AT GCSE: draw a scatter diagram with height on the x-axis and weight on the y-axis (because we think height is affecting weight rather than the other way round). Now comes the tricky bit: adding our line of best fit to run as closely as we can get it to the crosses. Use a transparent ruler and place it at what you think is the best gradient (“steepness”). Now slide the ruler, keeping its gradient fixed, until there are the same number of crosses on each side. Now you can draw your line of best fit: voilà! In practice this is actually a lot harder than it sounds! And so:
AT A-LEVEL: we now refer to the “line of best fit” as the regression line. Why? Because it’s quicker to say and write: two words instead of four! The x-axis-variable is called the predictor or independent variable, and on the y-axis goes our outcome or dependent variable. And rather than having to guess where the line should go by eye, we develop a mathematical process for figuring exactly where the regression line should go.
Why not try this out right now?
On the Casio fx-991 (standard A-level Classwiz calculator) it’s menu 6 option 2. Enter your data (or just make some up), then press OPTION and 3 for the equation of your regression line.
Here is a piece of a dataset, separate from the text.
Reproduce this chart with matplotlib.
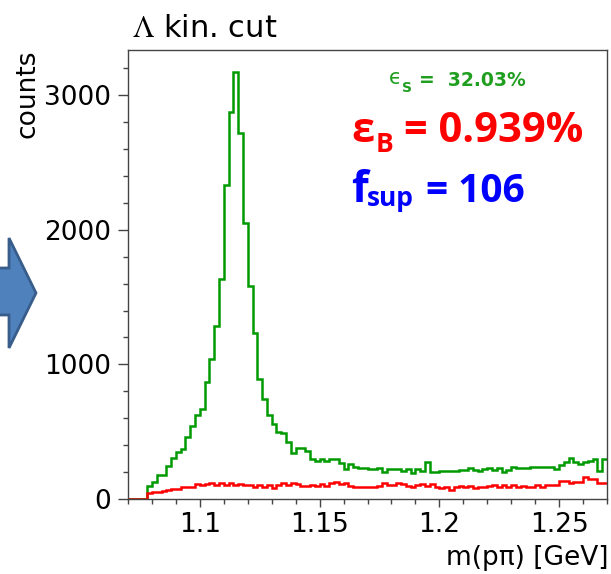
import matplotlib
matplotlib.use('Agg')
import matplotlib.pyplot as plt
import numpy as np
from matplotlib.ticker import MultipleLocator, FuncFormatter
from matplotlib.patches import Polygon

# m(p pi) histogram, 100 bins from 1.07 to 1.27 GeV
bin_lo = 1.07
bin_hi = 1.27
n_bins = 100

# signal (green), counts per bin
signal = [0, 0, 0, 0,
          99, 128, 178, 178, 245, 307, 352, 371, 458, 545,
          624, 669, 872, 1040, 1285, 1632, 2333, 2873, 3175, 2717,
          2048, 1582, 1236, 892, 740, 624, 557, 495,
          492, 420, 340, 381, 381, 355, 298, 285, 297, 282,
          300, 297, 265, 220, 258, 240, 233, 233, 220, 220,
          233, 203, 222, 222, 222, 210, 220, 191, 222, 210,
          277, 203, 203, 210, 210, 210, 210, 215, 215, 228,
          215, 210, 222, 228, 215, 228, 198, 215, 240, 228,
          228, 228, 240, 240, 240, 240, 240, 222, 253, 272,
          302, 272, 258, 272, 282, 297, 210, 297]

# background (red), counts per bin
background = [0, 0, 0, 0,
              42, 50, 55, 60, 67, 72, 78, 90, 92, 91,
              109, 104, 109, 119, 101, 119, 101, 119, 101, 109,
              101, 101, 87, 101, 91, 101, 81, 101,
              116, 104, 116, 109, 97, 97, 104, 97, 109, 97,
              116, 129, 109, 116, 97, 92, 92, 92, 92, 92,
              100, 116, 104, 104, 121, 109, 97, 87, 104, 109,
              99, 109, 92, 79, 87, 67, 87, 97, 92, 99,
              84, 92, 87, 97, 104, 92, 104, 92, 104, 87,
              99, 92, 87, 104, 92, 104, 104, 104, 136, 136,
              116, 129, 129, 161, 146, 148, 116, 120]

eff_sig = '32.03%'
eff_bkg = '0.939%'
f_sup = '106'

W, H = 611, 574
plt.rcParams['mathtext.fontset'] = 'stix'
plt.rcParams['font.family'] = 'DejaVu Sans'

fig = plt.figure(figsize=(W / 100, H / 100), dpi=100)
ax = fig.add_axes([128 / W, 1 - 499 / H, (607 - 128) / W, (499 - 50) / H])

def fx(px):
    return px / W

def fy(py):
    return 1 - py / H

edges = np.linspace(bin_lo, bin_hi, n_bins + 1)
ax.stairs(signal, edges, color='#009a00', linewidth=1.8, baseline=None)
ax.stairs(background, edges, color='#ff0000', linewidth=1.8, baseline=None)

ax.set_xlim(bin_lo, bin_hi)
ax.set_ylim(0, 3336)

ax.xaxis.set_major_locator(MultipleLocator(0.05))
ax.xaxis.set_minor_locator(MultipleLocator(0.01))
ax.xaxis.set_major_formatter(FuncFormatter(lambda v, p: '%g' % round(v, 3)))
ax.yaxis.set_major_locator(MultipleLocator(1000))
ax.yaxis.set_minor_locator(MultipleLocator(200))

for s in ax.spines.values():
    s.set_color('#444444')
    s.set_linewidth(1.0)
ax.tick_params(which='both', direction='out', color='#444444', width=1,
               labelsize=19)
ax.tick_params(axis='y', which='major', length=7, pad=5)
ax.tick_params(axis='y', which='minor', length=3.5)
ax.tick_params(axis='x', which='major', length=5.5, pad=4)
ax.tick_params(axis='x', which='minor', length=3.5)

# titles
fig.text(fx(132), fy(37), r'$\Lambda$ kin. cut', fontsize=22, va='baseline')
fig.text(fx(608), fy(565), 'm(p\u03c0) [GeV]', fontsize=19,
         ha='right', va='baseline')
fig.text(fx(28), fy(50), 'counts', fontsize=19, rotation=90,
         ha='center', va='top')

# annotations
green = '#1f9e1f'
fig.text(fx(389), fy(84), '\u03f5', fontsize=15, color=green, va='baseline')
fig.text(fx(402), fy(92), 'S', fontsize=10, fontweight='bold', color=green,
         va='baseline')
fig.text(fx(419), fy(86), '=  ' + eff_sig, fontsize=13.5, fontweight='bold',
         color=green, va='baseline')

big = 'Open Sans'
fig.text(fx(351), fy(142), '\u03b5', fontsize=30, fontweight='bold',
         family=big, color='#ff0000', va='baseline')
fig.text(fx(376), fy(152), 'B', fontsize=19, fontweight='bold',
         family=big, color='#ff0000', va='baseline')
fig.text(fx(404), fy(142), '= ' + eff_bkg, fontsize=30, fontweight='bold',
         family=big, color='#ff0000', va='baseline')

fig.text(fx(351), fy(202), 'f', fontsize=31, fontweight='bold',
         family=big, color='#0000ff', va='baseline')
fig.text(fx(367), fy(206), 'sup', fontsize=19, fontweight='bold',
         family=big, color='#0000ff', va='baseline')
fig.text(fx(426), fy(202), '= ' + f_sup, fontsize=28, fontweight='bold',
         family=big, color='#0000ff', va='baseline')

# slide arrow on the left edge
arrow_px = [(-6, 268), (9, 268), (9, 238), (36, 293), (9, 348), (9, 315), (-6, 315)]
arrow = Polygon([(fx(a), fy(b)) for a, b in arrow_px], closed=True,
                transform=fig.transFigure, facecolor='#4f81bd',
                edgecolor='#385d8a', linewidth=2, clip_on=False)
fig.patches.append(arrow)

fig.savefig('out.png', dpi=100)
Microsoft Excel can also add trendlines: highlight your data, insert graph (choose “scatter”), press the + sign beside the graph, and ask for a trendline.
We can even fit a curve of best fit! (“non-linear regression“). The process is slightly different depending on whether we would like a polynomial fit (like $y=x^2$) or an exponential fit (like $y=ab^x$) but both use some clever trickery with logarithms to transform our curved relationship to a straight line one. This time it’s menu 6, scroll down to the next screen, then its option 2 (exponential) or 3 (polynomial).
BEYOND A-LEVEL: what if we think weight also depends on a second predictor variable, such as “quality of diet” (which we would have to figure out a way to measure). Then instead of a line of best fit in 2 dimensions, we need a plane of best fit in 3 dimensions! We’re now in the realms of multiple regression (more than one predictor variable). The equation of the plane will be something like $y=\beta_0 + \beta_1x_1 + \beta_2x_2$ where $x_1, x_2$ are the variables height and diet, and the betas are the regression coefficients that describe how we think each variable might be influencing the weight.
Why stop there? You can have as many predictor variables as you like (although we can no longer draw a scatter diagram as in this reality we are constrained to a mere 3 dimensions!). Why not add exercise and gender into the mix? (Gender might be coded as 0=male or 1=female). We can then obtain a much better prediction of someone’s weight based on their height, diet, exercise and gender.